### DATA LINES
******************************

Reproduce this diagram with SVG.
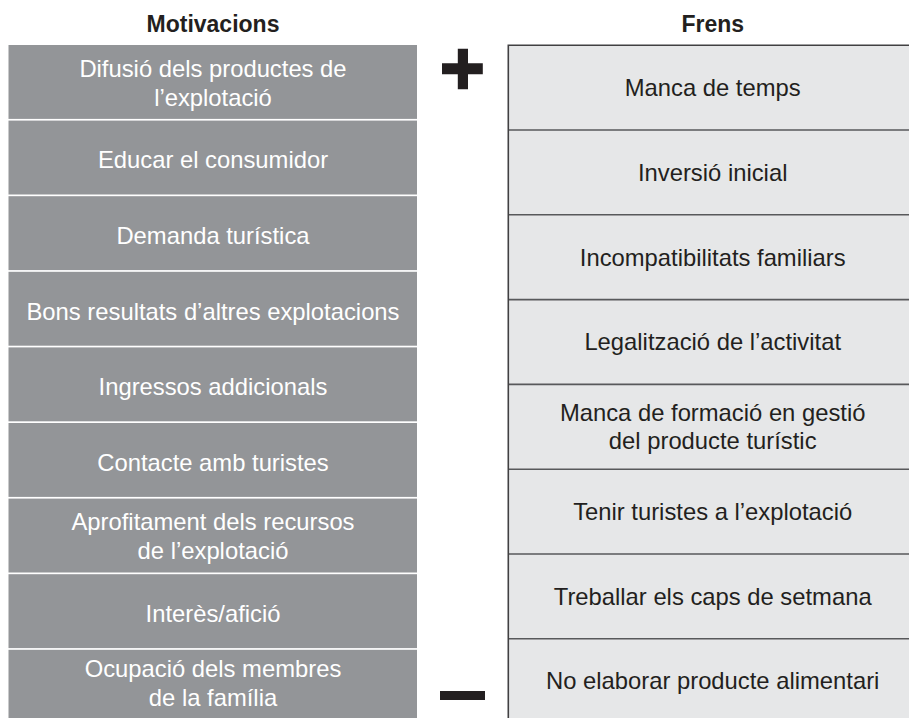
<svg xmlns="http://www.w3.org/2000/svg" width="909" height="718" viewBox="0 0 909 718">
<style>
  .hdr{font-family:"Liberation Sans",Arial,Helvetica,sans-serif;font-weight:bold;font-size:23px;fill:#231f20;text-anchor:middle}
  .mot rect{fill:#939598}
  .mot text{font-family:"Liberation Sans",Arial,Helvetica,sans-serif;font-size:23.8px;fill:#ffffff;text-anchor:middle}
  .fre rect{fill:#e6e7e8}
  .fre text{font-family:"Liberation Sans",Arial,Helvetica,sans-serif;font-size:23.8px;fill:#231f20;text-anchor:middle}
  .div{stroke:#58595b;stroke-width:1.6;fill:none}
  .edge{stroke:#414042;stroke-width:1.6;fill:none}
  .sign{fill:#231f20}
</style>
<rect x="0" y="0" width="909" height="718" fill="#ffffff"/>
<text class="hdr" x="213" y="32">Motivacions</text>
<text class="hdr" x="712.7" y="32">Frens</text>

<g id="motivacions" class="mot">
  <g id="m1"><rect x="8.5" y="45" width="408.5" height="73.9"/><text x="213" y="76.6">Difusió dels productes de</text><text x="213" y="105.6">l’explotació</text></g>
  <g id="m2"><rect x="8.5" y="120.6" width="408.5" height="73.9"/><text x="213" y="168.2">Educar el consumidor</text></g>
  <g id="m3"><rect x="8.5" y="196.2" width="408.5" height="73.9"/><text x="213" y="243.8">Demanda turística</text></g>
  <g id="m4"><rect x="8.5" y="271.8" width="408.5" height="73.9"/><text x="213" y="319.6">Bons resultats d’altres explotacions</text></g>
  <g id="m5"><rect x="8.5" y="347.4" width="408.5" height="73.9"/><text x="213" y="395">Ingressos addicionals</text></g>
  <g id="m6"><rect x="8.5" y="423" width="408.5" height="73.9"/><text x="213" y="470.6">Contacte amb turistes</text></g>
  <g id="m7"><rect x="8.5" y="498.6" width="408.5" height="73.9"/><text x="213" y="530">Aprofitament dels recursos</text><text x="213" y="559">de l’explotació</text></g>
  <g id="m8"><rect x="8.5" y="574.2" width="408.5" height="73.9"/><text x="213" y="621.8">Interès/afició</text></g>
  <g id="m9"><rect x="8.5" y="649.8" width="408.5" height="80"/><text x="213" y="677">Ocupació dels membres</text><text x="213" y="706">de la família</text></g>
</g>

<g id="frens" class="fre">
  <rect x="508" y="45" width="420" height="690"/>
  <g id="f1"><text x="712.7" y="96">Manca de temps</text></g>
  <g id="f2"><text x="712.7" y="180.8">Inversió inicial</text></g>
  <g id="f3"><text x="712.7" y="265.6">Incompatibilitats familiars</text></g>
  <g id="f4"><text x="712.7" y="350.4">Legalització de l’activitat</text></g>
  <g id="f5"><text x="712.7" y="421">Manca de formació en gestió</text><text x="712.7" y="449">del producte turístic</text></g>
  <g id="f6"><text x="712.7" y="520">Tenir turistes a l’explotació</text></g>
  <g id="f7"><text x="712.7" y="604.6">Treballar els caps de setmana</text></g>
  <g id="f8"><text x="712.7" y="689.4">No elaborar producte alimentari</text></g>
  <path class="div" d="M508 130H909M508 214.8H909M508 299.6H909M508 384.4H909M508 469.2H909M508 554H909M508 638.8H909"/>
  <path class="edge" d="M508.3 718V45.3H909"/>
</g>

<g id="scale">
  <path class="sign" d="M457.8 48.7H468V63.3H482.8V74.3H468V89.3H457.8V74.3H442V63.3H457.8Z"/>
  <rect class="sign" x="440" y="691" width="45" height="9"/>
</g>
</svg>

******************************

### EXERCISE GOAL
Ignore the images and quote every line of the listing exactly.

### ANSWER TO THE EXERCISE
Reproduce this diagram with SVG.
<svg xmlns="http://www.w3.org/2000/svg" width="909" height="718" viewBox="0 0 909 718">
<style>
  .hdr{font-family:"Liberation Sans",Arial,Helvetica,sans-serif;font-weight:bold;font-size:23px;fill:#231f20;text-anchor:middle}
  .mot rect{fill:#939598}
  .mot text{font-family:"Liberation Sans",Arial,Helvetica,sans-serif;font-size:23.8px;fill:#ffffff;text-anchor:middle}
  .fre rect{fill:#e6e7e8}
  .fre text{font-family:"Liberation Sans",Arial,Helvetica,sans-serif;font-size:23.8px;fill:#231f20;text-anchor:middle}
  .div{stroke:#58595b;stroke-width:1.6;fill:none}
  .edge{stroke:#414042;stroke-width:1.6;fill:none}
  .sign{fill:#231f20}
</style>
<rect x="0" y="0" width="909" height="718" fill="#ffffff"/>
<text class="hdr" x="213" y="32">Motivacions</text>
<text class="hdr" x="712.7" y="32">Frens</text>

<g id="motivacions" class="mot">
  <g id="m1"><rect x="8.5" y="45" width="408.5" height="73.9"/><text x="213" y="76.6">Difusió dels productes de</text><text x="213" y="105.6">l’explotació</text></g>
  <g id="m2"><rect x="8.5" y="120.6" width="408.5" height="73.9"/><text x="213" y="168.2">Educar el consumidor</text></g>
  <g id="m3"><rect x="8.5" y="196.2" width="408.5" height="73.9"/><text x="213" y="243.8">Demanda turística</text></g>
  <g id="m4"><rect x="8.5" y="271.8" width="408.5" height="73.9"/><text x="213" y="319.6">Bons resultats d’altres explotacions</text></g>
  <g id="m5"><rect x="8.5" y="347.4" width="408.5" height="73.9"/><text x="213" y="395">Ingressos addicionals</text></g>
  <g id="m6"><rect x="8.5" y="423" width="408.5" height="73.9"/><text x="213" y="470.6">Contacte amb turistes</text></g>
  <g id="m7"><rect x="8.5" y="498.6" width="408.5" height="73.9"/><text x="213" y="530">Aprofitament dels recursos</text><text x="213" y="559">de l’explotació</text></g>
  <g id="m8"><rect x="8.5" y="574.2" width="408.5" height="73.9"/><text x="213" y="621.8">Interès/afició</text></g>
  <g id="m9"><rect x="8.5" y="649.8" width="408.5" height="80"/><text x="213" y="677">Ocupació dels membres</text><text x="213" y="706">de la família</text></g>
</g>

<g id="frens" class="fre">
  <rect x="508" y="45" width="420" height="690"/>
  <g id="f1"><text x="712.7" y="96">Manca de temps</text></g>
  <g id="f2"><text x="712.7" y="180.8">Inversió inicial</text></g>
  <g id="f3"><text x="712.7" y="265.6">Incompatibilitats familiars</text></g>
  <g id="f4"><text x="712.7" y="350.4">Legalització de l’activitat</text></g>
  <g id="f5"><text x="712.7" y="421">Manca de formació en gestió</text><text x="712.7" y="449">del producte turístic</text></g>
  <g id="f6"><text x="712.7" y="520">Tenir turistes a l’explotació</text></g>
  <g id="f7"><text x="712.7" y="604.6">Treballar els caps de setmana</text></g>
  <g id="f8"><text x="712.7" y="689.4">No elaborar producte alimentari</text></g>
  <path class="div" d="M508 130H909M508 214.8H909M508 299.6H909M508 384.4H909M508 469.2H909M508 554H909M508 638.8H909"/>
  <path class="edge" d="M508.3 718V45.3H909"/>
</g>

<g id="scale">
  <path class="sign" d="M457.8 48.7H468V63.3H482.8V74.3H468V89.3H457.8V74.3H442V63.3H457.8Z"/>
  <rect class="sign" x="440" y="691" width="45" height="9"/>
</g>
</svg>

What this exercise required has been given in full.